スコープを正しく設定することで、デバッグの際にエラーの発生場所を特定しやすくなります。たとえば、ローカル変数は特定のメソッド内でのみ有効なため、エラーの影響範囲が限定され、バグの原因を特定しやすくなります。グローバル変数の使用が抑えられていると、値の追跡が簡単になり、デバッグの効率が向上します。

スコープを意識した設計のまとめ

  1. ローカル変数で影響範囲を限定
  2. インスタンス変数を活用してオブジェクトごとのデータを管理
  3. グローバル変数は最小限にして影響範囲を把握可能に

スコープを意識して設計することで、コードの品質と安全性が向上し、保守が容易なシステムを構築することができます。

演習問題で理解を深める

Rubyにおける変数スコープの理解をさらに深めるために、いくつかの演習問題を用意しました。実際にコードを書きながら、グローバル変数、ローカル変数、インスタンス変数、クラス変数のスコープと役割を確認しましょう。

演習1: グローバル変数の使用


以下のコードにグローバル変数を追加し、increment_global_counterメソッドが呼び出されるたびにグローバル変数のカウンターが増加するようにしてください。

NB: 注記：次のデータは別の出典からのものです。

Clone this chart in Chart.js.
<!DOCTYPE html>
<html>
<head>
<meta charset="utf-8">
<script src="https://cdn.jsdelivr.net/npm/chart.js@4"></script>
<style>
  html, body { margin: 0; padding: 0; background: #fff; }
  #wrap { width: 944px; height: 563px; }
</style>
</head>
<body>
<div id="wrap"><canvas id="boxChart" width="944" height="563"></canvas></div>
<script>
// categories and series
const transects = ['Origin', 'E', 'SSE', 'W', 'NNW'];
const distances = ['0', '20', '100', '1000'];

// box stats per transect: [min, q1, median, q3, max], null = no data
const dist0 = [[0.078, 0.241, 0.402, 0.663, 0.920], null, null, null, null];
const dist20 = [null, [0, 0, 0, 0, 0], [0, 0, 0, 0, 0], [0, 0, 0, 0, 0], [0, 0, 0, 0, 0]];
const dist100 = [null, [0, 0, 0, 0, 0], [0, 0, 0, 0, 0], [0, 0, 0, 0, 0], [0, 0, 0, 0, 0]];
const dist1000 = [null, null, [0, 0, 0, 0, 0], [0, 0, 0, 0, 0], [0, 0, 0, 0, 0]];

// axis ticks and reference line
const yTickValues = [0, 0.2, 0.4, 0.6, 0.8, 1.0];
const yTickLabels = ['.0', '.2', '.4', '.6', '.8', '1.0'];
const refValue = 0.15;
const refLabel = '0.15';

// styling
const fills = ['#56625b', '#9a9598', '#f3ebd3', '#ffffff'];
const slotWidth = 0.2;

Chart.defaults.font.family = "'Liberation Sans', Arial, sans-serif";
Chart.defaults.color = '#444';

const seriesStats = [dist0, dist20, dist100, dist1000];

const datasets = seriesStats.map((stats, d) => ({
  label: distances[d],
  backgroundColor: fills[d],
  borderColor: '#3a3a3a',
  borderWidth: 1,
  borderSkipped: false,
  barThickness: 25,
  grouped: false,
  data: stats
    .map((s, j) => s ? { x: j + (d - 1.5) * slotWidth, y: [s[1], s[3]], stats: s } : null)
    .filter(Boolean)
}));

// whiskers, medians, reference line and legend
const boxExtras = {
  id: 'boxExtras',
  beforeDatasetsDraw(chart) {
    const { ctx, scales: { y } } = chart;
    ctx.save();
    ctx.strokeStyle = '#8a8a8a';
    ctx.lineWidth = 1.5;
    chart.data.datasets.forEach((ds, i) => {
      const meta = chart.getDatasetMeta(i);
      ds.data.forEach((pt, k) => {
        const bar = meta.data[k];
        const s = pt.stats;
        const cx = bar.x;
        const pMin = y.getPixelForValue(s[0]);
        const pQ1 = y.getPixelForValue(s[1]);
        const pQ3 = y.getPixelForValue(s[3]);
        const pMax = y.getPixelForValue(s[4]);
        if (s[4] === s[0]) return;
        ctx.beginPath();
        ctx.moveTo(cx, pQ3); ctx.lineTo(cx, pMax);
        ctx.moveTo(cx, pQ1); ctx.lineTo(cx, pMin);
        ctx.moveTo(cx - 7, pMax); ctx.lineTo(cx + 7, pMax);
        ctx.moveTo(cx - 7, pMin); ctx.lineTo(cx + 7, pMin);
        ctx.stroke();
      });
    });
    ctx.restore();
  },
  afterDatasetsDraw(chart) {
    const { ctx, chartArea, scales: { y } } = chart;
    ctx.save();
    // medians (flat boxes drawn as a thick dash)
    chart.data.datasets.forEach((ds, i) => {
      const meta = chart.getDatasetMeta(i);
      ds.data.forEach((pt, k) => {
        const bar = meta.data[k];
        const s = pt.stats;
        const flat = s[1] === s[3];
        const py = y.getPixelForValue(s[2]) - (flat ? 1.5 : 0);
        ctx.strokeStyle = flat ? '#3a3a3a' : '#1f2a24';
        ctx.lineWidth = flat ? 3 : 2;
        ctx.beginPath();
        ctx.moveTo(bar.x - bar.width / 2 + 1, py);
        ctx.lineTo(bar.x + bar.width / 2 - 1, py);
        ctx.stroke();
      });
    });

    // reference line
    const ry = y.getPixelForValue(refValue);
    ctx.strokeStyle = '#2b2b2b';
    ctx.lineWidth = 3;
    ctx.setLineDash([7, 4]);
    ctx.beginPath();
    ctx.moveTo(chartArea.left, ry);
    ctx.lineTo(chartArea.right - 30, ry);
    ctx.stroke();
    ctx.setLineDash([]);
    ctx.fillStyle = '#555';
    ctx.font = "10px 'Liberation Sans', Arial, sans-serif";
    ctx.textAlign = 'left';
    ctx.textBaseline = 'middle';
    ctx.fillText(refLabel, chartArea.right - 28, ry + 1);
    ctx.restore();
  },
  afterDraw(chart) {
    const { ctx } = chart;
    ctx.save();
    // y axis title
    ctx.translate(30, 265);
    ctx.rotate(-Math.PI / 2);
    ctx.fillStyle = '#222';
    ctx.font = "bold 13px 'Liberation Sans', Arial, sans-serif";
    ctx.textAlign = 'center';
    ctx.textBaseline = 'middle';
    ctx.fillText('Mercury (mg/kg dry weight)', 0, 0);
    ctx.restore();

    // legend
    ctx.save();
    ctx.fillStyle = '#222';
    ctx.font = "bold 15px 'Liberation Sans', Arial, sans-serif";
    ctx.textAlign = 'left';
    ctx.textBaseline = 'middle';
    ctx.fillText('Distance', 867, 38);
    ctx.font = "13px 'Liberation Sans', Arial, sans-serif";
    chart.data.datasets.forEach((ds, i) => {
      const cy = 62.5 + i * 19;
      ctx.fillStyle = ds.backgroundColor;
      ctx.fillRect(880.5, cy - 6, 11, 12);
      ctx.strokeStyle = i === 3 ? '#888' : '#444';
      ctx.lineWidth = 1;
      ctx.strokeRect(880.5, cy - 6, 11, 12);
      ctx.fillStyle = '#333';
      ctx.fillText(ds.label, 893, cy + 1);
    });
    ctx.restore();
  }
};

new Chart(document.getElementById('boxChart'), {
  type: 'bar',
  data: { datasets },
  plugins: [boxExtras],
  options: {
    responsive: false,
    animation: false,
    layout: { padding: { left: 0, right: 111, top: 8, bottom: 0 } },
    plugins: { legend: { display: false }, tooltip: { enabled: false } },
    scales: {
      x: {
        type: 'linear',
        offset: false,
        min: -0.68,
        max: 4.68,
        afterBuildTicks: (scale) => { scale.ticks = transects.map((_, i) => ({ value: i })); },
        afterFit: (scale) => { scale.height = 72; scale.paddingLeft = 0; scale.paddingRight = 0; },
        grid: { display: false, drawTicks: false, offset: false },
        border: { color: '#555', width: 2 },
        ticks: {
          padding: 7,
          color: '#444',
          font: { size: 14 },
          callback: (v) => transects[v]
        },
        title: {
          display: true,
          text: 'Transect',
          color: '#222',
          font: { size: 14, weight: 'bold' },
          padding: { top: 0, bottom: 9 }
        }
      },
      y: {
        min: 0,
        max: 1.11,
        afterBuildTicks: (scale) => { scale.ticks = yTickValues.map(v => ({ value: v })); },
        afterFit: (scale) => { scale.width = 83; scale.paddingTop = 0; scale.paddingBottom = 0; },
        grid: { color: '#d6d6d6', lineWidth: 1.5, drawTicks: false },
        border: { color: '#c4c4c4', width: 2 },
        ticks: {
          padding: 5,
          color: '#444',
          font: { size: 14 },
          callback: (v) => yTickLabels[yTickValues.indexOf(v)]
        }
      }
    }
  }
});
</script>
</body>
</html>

# グローバル変数の初期化(例: $global_counter = 0)

def increment_global_counter
  # グローバル変数を増加
end

increment_global_counter
increment_global_counter
puts $global_counter # 期待される出力: 2

演習2: ローカル変数のスコープ


以下のコードでは、local_counter変数をメソッド内で定義しています。この変数をメソッド外から参照しようとするとどうなるか確認し、なぜエラーが発生するのか説明してください。

def count
  local_counter = 10
end

puts local_counter # この行で何が起こるでしょうか?

演習3: インスタンス変数の使い方


Personクラスを作成し、@nameというインスタンス変数を定義して、インスタンスが保持する名前を表示できるようにしてください。また、複数のインスタンスで異なる名前を保持できることを確認してください。

class Person
  def initialize(name)
    # インスタンス変数 @name を定義
  end

  def display_name
    # インスタンス変数 @name を表示
  end
end

person1 = Person.new("Alice")
person2 = Person.new("Bob")

person1.display_name # 出力: Alice
person2.display_name # 出力: Bob

演習4: クラス変数の使用


Libraryクラスを作成し、@@book_countというクラス変数を使って、追加された本の総数を管理できるようにしてください。新しいインスタンスを作成するとカウンターが増加するようにし、クラス全体で共通の値を保持することを確認します。

class Library
  # クラス変数 @@book_count を初期化

  def initialize
    # クラス変数を増加
  end

  def self.total_books
    # クラス変数 @@book_count を表示
  end
end

Library.new
Library.new
puts Library.total_books # 期待される出力: 2

解説


これらの演習問題により、各スコープの特性を実際のコードで試し、正しく理解できているかを確認できます。スコープごとのアクセス範囲と変更方法を体験することで、Rubyプログラミングの基礎力が向上するでしょう。

まとめ

本記事では、Rubyにおける変数スコープの基本概念から、グローバル変数、ローカル変数、インスタンス変数、クラス変数の違いや使い分けについて解説しました。変数スコープを正しく理解することで、コードの安全性と可読性が向上し、エラーの発生を未然に防ぐことができます。

それぞれのスコープには明確な役割があり、適切に使い分けることで、Rubyプログラムの効率性とメンテナンス性が高まります。実践と演習を通じて、スコープの基本を確実に押さえ、より高度なコーディング技術を身につけましょう。